The work is more evidence that the lines between digital and traditional shops are blurring. Just as traditional agencies are expanding their digital capabilities, interactive shops that until a few years ago mostly built Web sites and banners are muscling into turf that was formerly the preserve of general agencies. Digital video is a key battleground. Traditional shops have laid claim to it as their preserve while digital specialists like AKQA, R/GA and Razorfish create much of it themselves.
 
“Razorfish has a history in digital media and developing Web sites,” said Marc Lucas, executive creative director for Razorfish in New York. “In the last 12 to 18 months, we’ve made a push to be a marketing services company and being more media agnostic.”
 
The All Web videos are one of the shop’s most ambitious forays into brand narrative. In late 2007, it rolled out a Web video series called “The Harry Situation” for Granier Fructis. It also has done video vignettes for Coors Light.
 
In one All video, Melissa Rivers stars as a “laundry fairy” in a tongue-in-cheek story about a group of fairies that enter homes to help with dirty laundry. It features All Small and Mighty and runs five-and-a-half minutes. “Fairy small. Mighty clean” is the concluding tagline.

The other video has Joan Rivers as an over-the-top host of a campy on-the-street game show, “Guess That Stain,” with a bubblehead model sidekick.

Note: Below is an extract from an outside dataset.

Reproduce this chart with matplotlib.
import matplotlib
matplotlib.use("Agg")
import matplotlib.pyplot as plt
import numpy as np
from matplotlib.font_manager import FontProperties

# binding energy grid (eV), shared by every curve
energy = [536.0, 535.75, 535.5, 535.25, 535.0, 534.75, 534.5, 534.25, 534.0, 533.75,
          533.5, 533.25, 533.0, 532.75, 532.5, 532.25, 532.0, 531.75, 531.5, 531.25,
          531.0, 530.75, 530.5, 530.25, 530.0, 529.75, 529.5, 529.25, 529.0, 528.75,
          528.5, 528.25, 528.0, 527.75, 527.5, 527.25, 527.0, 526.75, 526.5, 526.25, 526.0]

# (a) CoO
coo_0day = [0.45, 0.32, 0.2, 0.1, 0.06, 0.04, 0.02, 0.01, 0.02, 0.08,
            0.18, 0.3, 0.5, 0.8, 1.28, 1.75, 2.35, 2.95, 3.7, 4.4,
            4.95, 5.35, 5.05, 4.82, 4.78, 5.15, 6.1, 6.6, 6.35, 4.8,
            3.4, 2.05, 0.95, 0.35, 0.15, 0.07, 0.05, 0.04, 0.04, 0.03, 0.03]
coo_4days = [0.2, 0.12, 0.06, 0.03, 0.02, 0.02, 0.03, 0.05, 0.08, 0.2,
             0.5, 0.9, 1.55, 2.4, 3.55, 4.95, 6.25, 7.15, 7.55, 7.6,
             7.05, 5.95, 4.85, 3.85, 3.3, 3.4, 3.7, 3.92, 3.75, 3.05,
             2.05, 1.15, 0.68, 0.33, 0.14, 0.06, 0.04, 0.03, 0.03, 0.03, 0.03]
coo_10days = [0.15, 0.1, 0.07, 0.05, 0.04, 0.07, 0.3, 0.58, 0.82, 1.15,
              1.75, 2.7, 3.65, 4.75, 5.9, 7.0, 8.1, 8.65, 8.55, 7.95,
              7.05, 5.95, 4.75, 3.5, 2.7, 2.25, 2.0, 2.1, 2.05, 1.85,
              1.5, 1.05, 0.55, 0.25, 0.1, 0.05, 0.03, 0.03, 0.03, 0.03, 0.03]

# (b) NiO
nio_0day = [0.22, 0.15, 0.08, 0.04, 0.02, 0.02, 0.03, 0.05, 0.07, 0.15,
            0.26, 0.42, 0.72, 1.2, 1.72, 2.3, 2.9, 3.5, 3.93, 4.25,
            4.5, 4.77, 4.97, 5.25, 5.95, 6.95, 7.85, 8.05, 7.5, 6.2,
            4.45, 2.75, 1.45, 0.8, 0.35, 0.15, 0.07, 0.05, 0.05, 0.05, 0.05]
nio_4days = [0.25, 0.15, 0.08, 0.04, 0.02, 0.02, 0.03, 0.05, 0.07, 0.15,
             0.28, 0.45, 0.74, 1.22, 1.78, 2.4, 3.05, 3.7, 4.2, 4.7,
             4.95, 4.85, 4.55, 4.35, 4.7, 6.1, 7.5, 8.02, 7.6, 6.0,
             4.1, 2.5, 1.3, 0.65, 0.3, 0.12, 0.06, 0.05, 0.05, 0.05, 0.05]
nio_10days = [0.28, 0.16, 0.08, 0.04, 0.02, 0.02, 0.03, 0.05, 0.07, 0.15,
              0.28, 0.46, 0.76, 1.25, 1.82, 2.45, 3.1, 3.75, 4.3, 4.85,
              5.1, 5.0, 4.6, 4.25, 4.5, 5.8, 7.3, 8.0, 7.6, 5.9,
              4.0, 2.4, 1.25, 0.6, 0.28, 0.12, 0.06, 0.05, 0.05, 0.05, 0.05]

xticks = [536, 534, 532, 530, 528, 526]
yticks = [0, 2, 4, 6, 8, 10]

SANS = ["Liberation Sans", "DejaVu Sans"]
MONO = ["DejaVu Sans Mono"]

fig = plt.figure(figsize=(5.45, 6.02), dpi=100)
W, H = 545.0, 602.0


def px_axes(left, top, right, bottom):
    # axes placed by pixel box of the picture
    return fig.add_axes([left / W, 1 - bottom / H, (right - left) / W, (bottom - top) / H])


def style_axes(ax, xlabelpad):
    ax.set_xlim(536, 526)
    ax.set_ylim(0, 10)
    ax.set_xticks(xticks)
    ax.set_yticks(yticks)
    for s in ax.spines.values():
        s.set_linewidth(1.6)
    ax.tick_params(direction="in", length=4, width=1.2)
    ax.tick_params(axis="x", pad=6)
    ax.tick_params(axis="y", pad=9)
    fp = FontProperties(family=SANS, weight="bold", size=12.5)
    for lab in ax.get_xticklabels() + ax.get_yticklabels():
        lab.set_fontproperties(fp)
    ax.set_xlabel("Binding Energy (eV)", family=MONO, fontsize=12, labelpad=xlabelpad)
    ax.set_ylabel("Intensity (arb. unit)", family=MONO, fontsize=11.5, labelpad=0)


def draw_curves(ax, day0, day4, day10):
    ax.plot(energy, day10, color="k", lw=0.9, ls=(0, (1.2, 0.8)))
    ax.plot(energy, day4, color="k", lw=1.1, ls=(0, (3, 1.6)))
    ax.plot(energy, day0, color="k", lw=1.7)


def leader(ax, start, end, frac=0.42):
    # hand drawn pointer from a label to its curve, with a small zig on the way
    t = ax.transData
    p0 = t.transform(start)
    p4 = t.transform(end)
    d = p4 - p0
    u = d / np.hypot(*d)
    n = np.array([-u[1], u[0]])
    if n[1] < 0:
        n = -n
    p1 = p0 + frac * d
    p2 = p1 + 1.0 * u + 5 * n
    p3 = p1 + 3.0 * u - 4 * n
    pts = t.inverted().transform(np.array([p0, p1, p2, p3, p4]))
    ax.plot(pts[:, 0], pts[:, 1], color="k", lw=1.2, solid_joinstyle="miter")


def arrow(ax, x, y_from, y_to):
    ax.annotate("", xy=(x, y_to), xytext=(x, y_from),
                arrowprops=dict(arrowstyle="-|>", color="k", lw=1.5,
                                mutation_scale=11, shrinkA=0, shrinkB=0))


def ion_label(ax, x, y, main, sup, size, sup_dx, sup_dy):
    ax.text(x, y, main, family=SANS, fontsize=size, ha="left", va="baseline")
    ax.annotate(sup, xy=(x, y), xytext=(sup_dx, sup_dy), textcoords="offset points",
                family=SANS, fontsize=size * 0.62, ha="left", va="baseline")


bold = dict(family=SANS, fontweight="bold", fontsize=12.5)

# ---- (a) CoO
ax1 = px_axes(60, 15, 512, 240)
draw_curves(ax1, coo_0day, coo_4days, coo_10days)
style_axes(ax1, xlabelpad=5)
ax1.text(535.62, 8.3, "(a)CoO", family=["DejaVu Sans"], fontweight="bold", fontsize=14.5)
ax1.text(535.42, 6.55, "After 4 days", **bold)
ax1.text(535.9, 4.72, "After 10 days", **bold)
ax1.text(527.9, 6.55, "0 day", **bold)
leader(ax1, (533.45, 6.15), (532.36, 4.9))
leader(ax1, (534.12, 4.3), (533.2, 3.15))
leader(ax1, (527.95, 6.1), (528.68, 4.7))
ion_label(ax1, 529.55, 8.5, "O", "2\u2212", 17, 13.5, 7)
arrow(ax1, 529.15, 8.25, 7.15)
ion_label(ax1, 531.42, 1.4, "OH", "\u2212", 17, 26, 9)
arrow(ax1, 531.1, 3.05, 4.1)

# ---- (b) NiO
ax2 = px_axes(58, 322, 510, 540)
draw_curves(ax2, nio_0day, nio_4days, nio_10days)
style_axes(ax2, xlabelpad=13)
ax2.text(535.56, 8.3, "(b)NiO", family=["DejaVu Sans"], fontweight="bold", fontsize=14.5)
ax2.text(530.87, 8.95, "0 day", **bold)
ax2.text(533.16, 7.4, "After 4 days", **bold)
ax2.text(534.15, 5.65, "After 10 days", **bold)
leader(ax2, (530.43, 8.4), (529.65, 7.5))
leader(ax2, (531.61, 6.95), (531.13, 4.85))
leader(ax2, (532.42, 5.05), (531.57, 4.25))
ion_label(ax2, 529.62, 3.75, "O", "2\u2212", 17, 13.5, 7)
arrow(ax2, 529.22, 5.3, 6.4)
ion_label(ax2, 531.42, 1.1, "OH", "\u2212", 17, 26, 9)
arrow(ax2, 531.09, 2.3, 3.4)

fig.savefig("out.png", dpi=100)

It runs four-and-a-half minutes and closes with the tag “The little bottle with all the answers.”
 
“We wanted to use the equity of Joan and Melissa as these offbeat entertainers,” said Mike Nuzzo, associate creative director at Razorfish.
 
Razorfish is using an emerging tactic in the social Web to goose distribution: it’s offering donations to charity in return for sharing the content. This approach has been taken previously. Kraft donated meals to charity in return for Facebook users inviting their friends to install it.

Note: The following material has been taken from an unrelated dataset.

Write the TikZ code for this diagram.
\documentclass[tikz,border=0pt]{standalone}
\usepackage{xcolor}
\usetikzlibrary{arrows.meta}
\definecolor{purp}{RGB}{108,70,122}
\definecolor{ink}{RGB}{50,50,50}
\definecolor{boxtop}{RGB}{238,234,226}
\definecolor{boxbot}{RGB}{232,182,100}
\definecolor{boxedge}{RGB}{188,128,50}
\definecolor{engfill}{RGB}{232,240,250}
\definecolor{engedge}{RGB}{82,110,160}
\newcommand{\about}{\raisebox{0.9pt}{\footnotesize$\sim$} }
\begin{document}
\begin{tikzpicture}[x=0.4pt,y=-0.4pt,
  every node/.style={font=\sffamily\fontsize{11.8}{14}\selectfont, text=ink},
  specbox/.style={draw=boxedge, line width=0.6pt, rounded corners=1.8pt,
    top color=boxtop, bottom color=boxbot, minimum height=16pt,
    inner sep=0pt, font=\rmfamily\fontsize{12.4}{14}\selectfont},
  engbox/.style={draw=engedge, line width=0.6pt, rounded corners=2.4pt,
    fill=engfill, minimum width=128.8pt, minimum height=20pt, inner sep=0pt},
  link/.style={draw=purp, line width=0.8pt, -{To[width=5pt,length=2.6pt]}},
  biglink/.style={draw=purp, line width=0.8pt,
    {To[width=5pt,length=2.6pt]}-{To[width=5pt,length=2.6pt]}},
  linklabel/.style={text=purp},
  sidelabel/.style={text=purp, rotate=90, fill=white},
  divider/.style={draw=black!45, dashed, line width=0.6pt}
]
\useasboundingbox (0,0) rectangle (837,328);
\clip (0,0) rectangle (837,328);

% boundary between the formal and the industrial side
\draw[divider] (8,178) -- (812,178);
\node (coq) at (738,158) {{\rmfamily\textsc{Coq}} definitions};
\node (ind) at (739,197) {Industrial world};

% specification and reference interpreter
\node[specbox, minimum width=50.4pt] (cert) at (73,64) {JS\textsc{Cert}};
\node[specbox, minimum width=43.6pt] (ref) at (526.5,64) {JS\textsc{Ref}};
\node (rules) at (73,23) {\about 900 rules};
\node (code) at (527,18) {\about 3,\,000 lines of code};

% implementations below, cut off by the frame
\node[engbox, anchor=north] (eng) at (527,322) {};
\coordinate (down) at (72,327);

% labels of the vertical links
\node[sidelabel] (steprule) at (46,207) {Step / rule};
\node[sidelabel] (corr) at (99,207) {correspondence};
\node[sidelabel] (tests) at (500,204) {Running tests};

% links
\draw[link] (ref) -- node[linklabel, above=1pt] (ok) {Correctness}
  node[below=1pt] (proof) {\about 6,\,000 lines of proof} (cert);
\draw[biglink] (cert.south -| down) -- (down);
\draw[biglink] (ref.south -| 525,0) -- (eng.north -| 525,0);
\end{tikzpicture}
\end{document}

Pedigree gave money to an animal shelter based on the number of online views of its Super Bowl commercial. The gambit fits with the Apprentice construct of awarding a winning team with a donation to the charity of its choice.
 
Bartle Bogle Hegarty is All’s general agency. The brand recently put its advertising account into review. BBH is not defending.
 
Kevin Keating, marketing director at All, said the brand typically looked at its roster of shops and chose the agency best suited for the task to lead.
 
“They were the right partner because they had the capabilities,” he said. “With the lines blurred, it’s a different approach.”
 
Digital agencies will have an easier time adjusting to narrative work than traditional agencies trying to add interactive capabilities, predicted Lucas, who was a creative director at SS+K for three years. When digital becomes the center of campaigns, it will be much easier for digital specialists to add the skills needed to promote those experiences in other media.
 
“Digital agencies haven’t stepped up and become full-service communications offerings,” he said. “I think the time is right.”